Welcome to season 2 of the Life in Align podcast.  

I wasn’t expecting to take a break.  I thought I’d have a few days off over summer.  My grief counsellor was going away for a month, and it seemed ideal time to take a step back from all the things, and just take the time to be out in the sun, reduce screen and social media time, and just be with my friends out in nature.  And before I knew it, two months had passed and the Autumn Equinox was upon us, and I was setting my next set of goals for the year.  I often reset goals in September as winter approaches and it’s my favourite time of year. 

Goal setting requires a period of reflection.  Counselling requires honesty and self-accountability for it to work.  Combining the two, away from the counselling setting for a while, allowed me to have the space needed to truly get to know myself. 

So, on today’s episode I want to ponder on some warning signs that you’re pretending to be happy, and what you can do about it.  From someone who knows.

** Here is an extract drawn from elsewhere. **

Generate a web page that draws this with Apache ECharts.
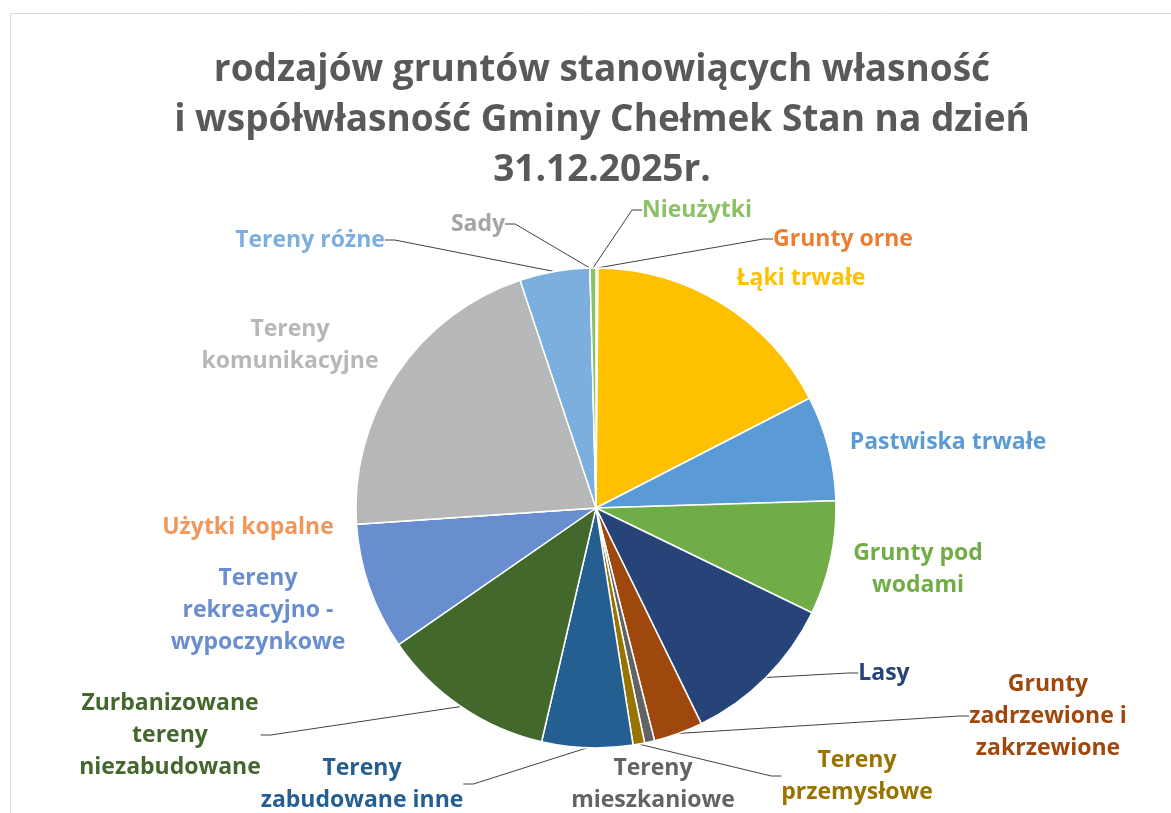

We all have those moments when something doesn’t feel right.  We can get sick and/or we go through a period of grieving, and everyone understands it. For a while.  But there’s something you can’t shake, and as everyone around you expects you to be moving on by now, you instead start to put on a happy face.  It’s normal in a setting of strangers, you don’t always want to tell complete strangers what you’re going through so you pretend that you’re fine.  However when it comes to friends and family, feeling like you can’t truly express your emotions leads to resentment and anger.  My little, teenage, and adult selves have been smashing through resentments these last through months.  As some go, new ones appear.  They are a work in progress. 

What are some of these signs?

You’re on autopilot with fake smiles.

Remember as a kid you’d often get asked “what did you do at school today” and you’d reply “dunno”.  Now as an adult you’re having the exact same problem.  You have absolutely no idea what you did today.  I’d get up, go to work, come home, go to bed.  I’d know somewhere in there that I’d eaten.  Fed animals.  Completely disconnected.  From the outside I looked completely fine.  I looked like I was functioning.  I was going to the gym or for a run.  I had convinced everyone around me that everything was ok.  I’d even convinced myself.  I wasn’t living.  I was existing.

You have intense mood swings.

Some of this can definitely be an illness thing.  Get to a certain age and it’s also a perimenopause thing.  But when you’re at a point that your mood can be blown up at the slightest thing, then you have a problem.  For me, it was not feeling safe in the world.  I only felt safe behind a door that I had control over.  As I have learned to feel safer within my own body, I have learned to feel safer out in the world, and I no longer default to anger and aggression to get people to go away and leave me alone.  Don’t get me wrong, I am still an introvert, I can now safely judge what space feels like for me, and that it’s safe.

You have sleep issues.

Again, this can be an illness and/or perimenopause thing.  Research has shown that a lack of sleep leaves you feeling unhappier, and when you’re unhappy you’re less likely to sleep well.  I slept badly for years.  Not surprising really, considering that I didn’t feel safe, so my brain and body were hyper-vigilant and a deep, restful, sleep is not coming when your brain and body is convinced you’re about to be attacked at any moment.

You procrastinate.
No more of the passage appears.